Имя Τάναϊς несёт отпечатки специфичности языка причерноморских скифов. Прежде всего, это начальное *t-, резко отличающееся не только от авест. dānu-, осет. дон и поздних сарматских названий Днепра и Днестра, но и от нынешнего названия Дона. Оно именно раннее скифское, попавшее однажды в греческую традицию через Геродота и с тех пор воспроизводившееся исключительно по письменной традиции. Так, турец. Tın или Ten (Tän) воспроизводит генуэзское название Tana, как называлась и колония Генуи, которую после захвата её турками сменил Азов. Несомненно, это название восходит к «классическому» имени Дона – Τάναϊς, лат. Tanais. Там же корни реки Танаквисль из «Круга Земного» Снорри Стурлусона (др.исл. Tanakvísl, «рукав Тана»). Наоборот, у народов, знакомившихся с Доном без посредства Геродота, мы видим более позднее название – ср. в др.венг. хронике Ethul id est Don – сарматского происхождения.

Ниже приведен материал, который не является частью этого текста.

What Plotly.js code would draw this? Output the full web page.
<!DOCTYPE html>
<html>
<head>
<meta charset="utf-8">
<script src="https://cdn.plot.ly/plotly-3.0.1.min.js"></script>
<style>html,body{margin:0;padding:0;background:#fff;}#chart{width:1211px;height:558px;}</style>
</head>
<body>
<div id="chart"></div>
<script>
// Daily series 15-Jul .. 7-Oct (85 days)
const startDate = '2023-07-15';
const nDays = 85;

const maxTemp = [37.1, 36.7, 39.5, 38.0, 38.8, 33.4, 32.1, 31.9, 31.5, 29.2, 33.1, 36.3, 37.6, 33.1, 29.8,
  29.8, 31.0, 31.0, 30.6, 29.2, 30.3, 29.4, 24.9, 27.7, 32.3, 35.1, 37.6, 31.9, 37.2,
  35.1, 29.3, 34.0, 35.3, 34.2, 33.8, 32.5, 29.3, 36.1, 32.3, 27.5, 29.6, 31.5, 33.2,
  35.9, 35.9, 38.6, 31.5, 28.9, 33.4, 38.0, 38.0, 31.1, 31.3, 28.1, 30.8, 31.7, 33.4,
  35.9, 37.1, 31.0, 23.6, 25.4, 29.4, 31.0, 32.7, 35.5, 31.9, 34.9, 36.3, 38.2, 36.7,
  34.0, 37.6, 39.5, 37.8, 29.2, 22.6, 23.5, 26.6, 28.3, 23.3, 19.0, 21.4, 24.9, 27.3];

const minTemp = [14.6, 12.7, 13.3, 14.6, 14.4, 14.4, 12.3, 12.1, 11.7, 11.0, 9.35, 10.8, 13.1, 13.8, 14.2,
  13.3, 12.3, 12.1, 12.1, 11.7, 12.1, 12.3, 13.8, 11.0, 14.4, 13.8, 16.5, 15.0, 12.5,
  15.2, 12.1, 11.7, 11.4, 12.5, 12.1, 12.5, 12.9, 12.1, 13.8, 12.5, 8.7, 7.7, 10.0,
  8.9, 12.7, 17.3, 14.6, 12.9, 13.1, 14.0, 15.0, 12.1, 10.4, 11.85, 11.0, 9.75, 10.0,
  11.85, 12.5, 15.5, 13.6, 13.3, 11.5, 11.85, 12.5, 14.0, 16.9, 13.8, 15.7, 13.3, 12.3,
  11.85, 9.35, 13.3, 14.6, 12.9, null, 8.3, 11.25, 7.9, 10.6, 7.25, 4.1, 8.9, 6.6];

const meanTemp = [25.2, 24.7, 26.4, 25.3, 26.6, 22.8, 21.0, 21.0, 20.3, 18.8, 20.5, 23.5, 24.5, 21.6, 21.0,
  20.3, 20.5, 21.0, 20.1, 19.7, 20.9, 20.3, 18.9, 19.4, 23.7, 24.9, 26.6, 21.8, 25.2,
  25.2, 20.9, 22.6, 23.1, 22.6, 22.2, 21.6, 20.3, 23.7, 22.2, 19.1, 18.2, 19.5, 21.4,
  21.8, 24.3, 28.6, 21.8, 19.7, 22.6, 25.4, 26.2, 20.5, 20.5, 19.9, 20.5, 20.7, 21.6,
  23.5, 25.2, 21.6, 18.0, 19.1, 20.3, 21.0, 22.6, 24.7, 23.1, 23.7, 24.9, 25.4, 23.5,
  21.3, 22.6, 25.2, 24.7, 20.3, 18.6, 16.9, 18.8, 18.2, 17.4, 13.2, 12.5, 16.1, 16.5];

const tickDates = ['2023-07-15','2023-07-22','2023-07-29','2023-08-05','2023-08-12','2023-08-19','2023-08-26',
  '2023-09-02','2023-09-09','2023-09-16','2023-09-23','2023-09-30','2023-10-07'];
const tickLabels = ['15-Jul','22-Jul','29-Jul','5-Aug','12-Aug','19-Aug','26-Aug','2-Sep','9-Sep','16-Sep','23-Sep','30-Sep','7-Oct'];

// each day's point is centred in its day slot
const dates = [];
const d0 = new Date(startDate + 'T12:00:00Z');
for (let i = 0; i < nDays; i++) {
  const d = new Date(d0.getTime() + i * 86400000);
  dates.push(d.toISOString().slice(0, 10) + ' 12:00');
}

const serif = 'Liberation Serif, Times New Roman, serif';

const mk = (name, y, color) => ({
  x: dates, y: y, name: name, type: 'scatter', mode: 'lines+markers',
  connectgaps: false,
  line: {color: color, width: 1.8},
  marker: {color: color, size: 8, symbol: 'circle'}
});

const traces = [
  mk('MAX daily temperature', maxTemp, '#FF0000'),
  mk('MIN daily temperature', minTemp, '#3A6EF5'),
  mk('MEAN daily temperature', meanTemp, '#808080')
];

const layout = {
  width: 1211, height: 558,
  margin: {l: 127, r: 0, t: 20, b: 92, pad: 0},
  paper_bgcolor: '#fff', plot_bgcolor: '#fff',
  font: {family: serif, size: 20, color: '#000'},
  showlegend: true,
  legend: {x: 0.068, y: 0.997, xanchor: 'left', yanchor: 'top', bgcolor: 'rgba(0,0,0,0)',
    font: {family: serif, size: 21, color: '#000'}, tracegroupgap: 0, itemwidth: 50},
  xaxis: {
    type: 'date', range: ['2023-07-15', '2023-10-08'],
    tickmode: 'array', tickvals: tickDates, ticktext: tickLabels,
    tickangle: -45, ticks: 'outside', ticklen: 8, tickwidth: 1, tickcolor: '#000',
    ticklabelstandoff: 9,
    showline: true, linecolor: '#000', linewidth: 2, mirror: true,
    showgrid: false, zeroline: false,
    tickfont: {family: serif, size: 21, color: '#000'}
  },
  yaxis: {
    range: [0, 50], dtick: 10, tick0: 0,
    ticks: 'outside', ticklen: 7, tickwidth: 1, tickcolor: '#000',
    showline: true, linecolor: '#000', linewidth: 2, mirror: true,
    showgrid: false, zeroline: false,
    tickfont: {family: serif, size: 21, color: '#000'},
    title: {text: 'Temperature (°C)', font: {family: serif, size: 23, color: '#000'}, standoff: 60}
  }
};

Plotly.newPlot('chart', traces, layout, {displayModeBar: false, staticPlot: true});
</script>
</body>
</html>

Видимо, замещавшие скифов сарматы смогли легко «пересчитать» фонематически скиф. *tānu- в своё *dānu-. Собственно, глухой звук на месте общеиран. *d- = праИЕ *d- совсем нередко обнаруживается в греческих заимствованиях именно из раннего скифского (ср. интерпретации имени прародителя скифов Таргитая (Ταργιτάος) через *darga- «длинный»). Крайне периферийный иранский язык причерноморских (только ли?) скифов мог сохранять такие глубокие архаизмы как глоттализованный глухой *t’, ставший непридыхательным звонким *d во всех остальных индоиранских и большинстве ИЕ.

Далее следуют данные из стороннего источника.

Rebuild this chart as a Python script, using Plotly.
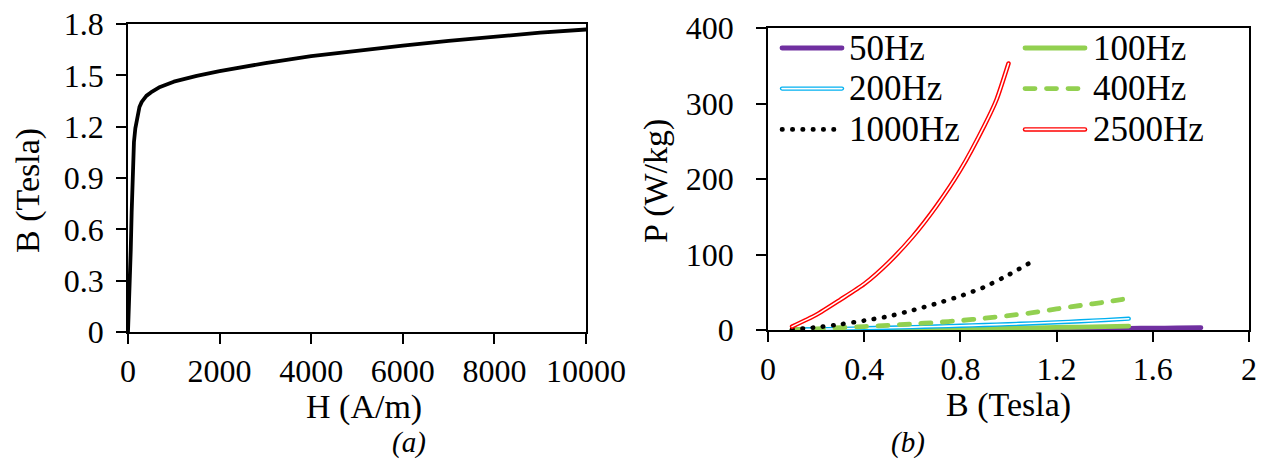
import plotly.graph_objects as go

# ---------------- data ----------------
# (a) B-H magnetisation curve
H_am = [0, 20, 40, 60, 80, 100, 130, 160, 200, 250, 300, 400, 500, 700, 1000,
        1500, 2000, 3000, 4000, 5000, 6000, 7000, 8000, 9000, 10000]
B_tesla = [0, 0.12, 0.28, 0.48, 0.70, 0.90, 1.11, 1.19, 1.26, 1.315, 1.345, 1.38, 1.40, 1.432, 1.463,
           1.497, 1.524, 1.572, 1.612, 1.645, 1.674, 1.702, 1.728, 1.749, 1.768]

# (b) core loss curves
B_50 = [0.1, 0.2, 0.3, 0.4, 0.5, 0.6, 0.7, 0.8, 0.9, 1.0, 1.1, 1.2, 1.3, 1.4, 1.5, 1.6, 1.7, 1.8]
P_50 = [0.02, 0.06, 0.12, 0.2, 0.3, 0.42, 0.55, 0.7, 0.86, 1.03, 1.22, 1.42, 1.65, 1.9, 2.15, 2.45, 2.75, 3.1]
B_100 = [0.1, 0.2, 0.3, 0.4, 0.5, 0.6, 0.7, 0.8, 0.9, 1.0, 1.1, 1.2, 1.3, 1.4, 1.5]
P_100 = [0.05, 0.15, 0.3, 0.5, 0.75, 1.0, 1.3, 1.65, 2.0, 2.4, 2.85, 3.35, 3.9, 4.5, 5.2]
B_200 = [0.1, 0.2, 0.3, 0.4, 0.5, 0.6, 0.7, 0.8, 0.9, 1.0, 1.1, 1.2, 1.3, 1.4, 1.5]
P_200 = [0.5, 1.0, 1.6, 2.3, 3.0, 3.8, 4.7, 5.6, 6.6, 7.7, 8.9, 10.2, 11.6, 13.2, 15.0]
B_400 = [0.1, 0.2, 0.3, 0.4, 0.5, 0.6, 0.7, 0.8, 0.9, 1.0, 1.1, 1.2, 1.3, 1.4, 1.5]
P_400 = [0.5, 1.5, 3.0, 4.6, 6.2, 8.0, 10.0, 12.5, 15.5, 19.0, 23.0, 28.0, 32.5, 37.0, 42.0]
B_1000 = [0.1, 0.2, 0.3, 0.4, 0.5, 0.6, 0.7, 0.8, 0.9, 1.0, 1.1]
P_1000 = [1.0, 3.5, 7.5, 12.5, 18, 26, 35, 45, 57, 73, 91]
B_2500 = [0.1, 0.2, 0.3, 0.4, 0.5, 0.6, 0.7, 0.8, 0.9, 0.95, 1.0]
P_2500 = [4.5, 20, 40, 61, 89, 123, 164, 212, 271, 305, 353]

series_names = ["50Hz", "100Hz", "200Hz", "400Hz", "1000Hz", "2500Hz"]

# ---------------- styling ----------------
W, H = 1270, 461
FONT = "Liberation Serif, Times New Roman, serif"
PURPLE = "#7030A0"
GREEN = "#92D050"
BLUE = "#00B0F0"
RED = "#FF0000"


def px(x):
    return x / W


def py(y):
    return 1 - y / H


fig = go.Figure()

# (a)
fig.add_trace(go.Scatter(x=H_am, y=B_tesla, mode="lines", line=dict(color="black", width=3.8),
                         xaxis="x", yaxis="y", showlegend=False))

# (b)  (dash patterns assume round line caps, set after drawing)
styles = {
    "50Hz": dict(color=PURPLE, width=4.8),
    "100Hz": dict(color=GREEN, width=4.8),
    "200Hz": dict(color=BLUE, width=4.3),
    "400Hz": dict(color=GREEN, width=4.8, dash="10px,11.5px"),
    "1000Hz": dict(color="black", width=4.6, dash="0.5px,9.8px"),
    "2500Hz": dict(color=RED, width=4.5),
}
data_b = {
    "50Hz": (B_50, P_50), "100Hz": (B_100, P_100), "200Hz": (B_200, P_200),
    "400Hz": (B_400, P_400), "1000Hz": (B_1000, P_1000), "2500Hz": (B_2500, P_2500),
}
double = {"200Hz", "2500Hz"}
for name in series_names:
    xs, ys = data_b[name]
    st = dict(styles[name])
    st["shape"] = "spline"
    st["smoothing"] = 0.6
    fig.add_trace(go.Scatter(x=xs, y=ys, mode="lines", line=st, name=name,
                             xaxis="x2", yaxis="y2", showlegend=False))
    if name in double:
        fig.add_trace(go.Scatter(x=xs, y=ys, mode="lines",
                                 line=dict(color="white", width=1.6, shape="spline", smoothing=0.6),
                                 xaxis="x2", yaxis="y2", showlegend=False, hoverinfo="skip"))

tickfont = dict(family=FONT, size=32, color="black")
axis_common = dict(showgrid=False, zeroline=False, showline=True, linecolor="black", linewidth=1.5,
                   mirror=True, ticks="outside", ticklen=10, tickwidth=1.5, tickcolor="black",
                   tickfont=tickfont, automargin=False)

fig.update_layout(
    width=W, height=H,
    margin=dict(l=0, r=0, t=0, b=0),
    paper_bgcolor="white", plot_bgcolor="white",
    showlegend=False,
    xaxis=dict(domain=[px(128), px(586)], range=[0, 10000], tick0=0, dtick=2000, tickformat="d",
               anchor="y", ticklabelstandoff=0, **axis_common),
    yaxis=dict(domain=[py(332), py(24)], range=[0, 1.8], tick0=0, dtick=0.3,
               anchor="x", ticklabelstandoff=6, **axis_common),
    xaxis2=dict(domain=[px(768), px(1249)], range=[0, 2], tick0=0, dtick=0.4,
                anchor="y2", ticklabelstandoff=0, **axis_common),
    yaxis2=dict(domain=[py(330), py(28)], range=[0, 400], tick0=0, dtick=100,
                anchor="x2", ticklabelstandoff=16, **axis_common),
)

title_font = dict(family=FONT, size=34, color="black")
annotations = [
    dict(text="H (A/m)", x=px(364), y=py(407)),
    dict(text="B (Tesla)", x=px(28), y=py(191), textangle=-90),
    dict(text="B (Tesla)", x=px(1008), y=py(405)),
    dict(text="P (W/kg)", x=px(656), y=py(181), textangle=-90),
]
for a in annotations:
    fig.add_annotation(xref="paper", yref="paper", xanchor="center", yanchor="middle",
                       showarrow=False, font=title_font, **a)
for txt, xc, yc in [("(a)", 409, 442), ("(b)", 908, 442)]:
    fig.add_annotation(xref="paper", yref="paper", xanchor="center", yanchor="middle", showarrow=False,
                       text=f"<i>{txt}</i>", x=px(xc), y=py(yc),
                       font=dict(family=FONT, size=29, color="black"))

# manual legend (2 columns x 3 rows)
legend_font = dict(family=FONT, size=35, color="black")
rows_y = [48, 88.6, 129.4]
cols = [(782, 842, 850), (1025, 1085, 1094)]
for i, name in enumerate(series_names):
    r, c = divmod(i, 2)
    x0, x1, xt = cols[c]
    yy = py(rows_y[r])
    st = styles[name]
    fig.add_shape(type="line", xref="paper", yref="paper", x0=px(x0), x1=px(x1), y0=yy, y1=yy,
                  line=dict(color=st["color"], width=st["width"], dash=st.get("dash", "solid")))
    if name in double:
        fig.add_shape(type="line", xref="paper", yref="paper", x0=px(x0), x1=px(x1), y0=yy, y1=yy,
                      line=dict(color="white", width=1.6))
    fig.add_annotation(xref="paper", yref="paper", xanchor="left", yanchor="middle", showarrow=False,
                       text=name, x=px(xt), y=yy, font=legend_font, xshift=-3)

post = """
document.body.style.margin='0px';
document.querySelectorAll('.scatterlayer path.js-line, .shapelayer path').forEach(function(p){
  p.style.strokeLinecap='round'; p.style.strokeLinejoin='round';
});
"""
fig.write_html("out.html", config={"displayModeBar": False}, post_script=post)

Далее, Τάναϊς вряд ли восходит непосредственно к *t’ānu- = *dānu-. Либо это адаптация родительного падежа *dānauš, либо вообще образование на основе *dānau̯a (> др.греч.*ΤάναF-ις). Как известно, данавы – это имя враждебных существ в Авесте и Ведах, связанных, видимо, с dānu-. В Авесте в двух их всех трёх упоминаний данавов (Yt 13.37, Yt 5.73) эти враги именуются tūra- «туранцами». Всё это служит Абаеву подтверждением того, что эти враги – туранцы-скифы с Дану-Сырдарьи. Проблематичность отождествления «туранцев» со скифо-саками обсуждалась в другом месте, здесь же стоит отметить, что данавы – персонажи и древнеиндийской мифологии и там они тоже враждебны. Уж индийских демонов-данавов определённо невозможно связывать с взаимоотношениями со скифским миром.

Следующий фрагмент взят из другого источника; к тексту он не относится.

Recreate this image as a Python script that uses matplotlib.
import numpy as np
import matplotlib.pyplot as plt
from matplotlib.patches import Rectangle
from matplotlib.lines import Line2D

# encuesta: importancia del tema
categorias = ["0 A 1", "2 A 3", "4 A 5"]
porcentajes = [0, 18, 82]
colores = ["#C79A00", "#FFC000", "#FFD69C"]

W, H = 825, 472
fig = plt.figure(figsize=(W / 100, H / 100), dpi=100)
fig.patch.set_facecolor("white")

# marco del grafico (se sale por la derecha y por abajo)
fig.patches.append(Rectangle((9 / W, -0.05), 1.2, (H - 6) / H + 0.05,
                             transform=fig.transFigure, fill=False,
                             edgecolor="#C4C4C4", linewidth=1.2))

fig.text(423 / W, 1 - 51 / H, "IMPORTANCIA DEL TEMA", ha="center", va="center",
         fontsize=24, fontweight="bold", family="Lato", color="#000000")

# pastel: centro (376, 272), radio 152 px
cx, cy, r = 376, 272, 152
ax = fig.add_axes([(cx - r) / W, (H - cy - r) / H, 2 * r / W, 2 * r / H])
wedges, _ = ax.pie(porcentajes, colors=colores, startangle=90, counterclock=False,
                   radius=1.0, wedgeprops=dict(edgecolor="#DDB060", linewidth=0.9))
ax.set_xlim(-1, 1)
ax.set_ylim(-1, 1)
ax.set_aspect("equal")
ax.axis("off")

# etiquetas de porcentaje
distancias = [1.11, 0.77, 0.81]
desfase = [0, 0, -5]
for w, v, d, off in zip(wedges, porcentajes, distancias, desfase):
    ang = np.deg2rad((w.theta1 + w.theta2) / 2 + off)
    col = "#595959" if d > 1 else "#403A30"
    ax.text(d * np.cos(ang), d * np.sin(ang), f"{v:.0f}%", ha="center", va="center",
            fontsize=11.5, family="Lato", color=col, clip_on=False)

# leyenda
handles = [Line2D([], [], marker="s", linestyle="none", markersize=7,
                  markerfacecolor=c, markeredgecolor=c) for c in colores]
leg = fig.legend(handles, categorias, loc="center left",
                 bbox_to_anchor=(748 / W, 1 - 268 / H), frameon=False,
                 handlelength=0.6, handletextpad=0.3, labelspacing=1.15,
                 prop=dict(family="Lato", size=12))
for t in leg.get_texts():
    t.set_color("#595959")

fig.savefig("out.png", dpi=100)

Архетипичность данавов, «духов большой реки», вполне очевидна, но что-то могло побудить скифов назвать их именем Придонье – возможно, как *Dānau̯a-, «страна данавов» (тождество этнонимов и названий стран типичны для древнеиранских языков), которое и отразилось в греч. Τάναϊς. Скифы и правда могли воспринимать данавов как положительных персонажей – и это никак не свидетельствует прямо о взаимозависимости таких представлений с мнением о данавах на юге Средней Азии и в Индии.
Итак, можно сделать вывод, что смешение представлений о Доне и Сырдарье в одном образе великого Танаиса, вопреки Абаеву, коренится в собственно греческих географических представлениях. Несмотря на изначальное скифское название Танаиса, подлинный расцвет в качестве нарицательного обозначения ‘воды’ и компонента многих топонимов западной части Евразиских степей лексема *dānu- приобретает только в сарматскую эпоху.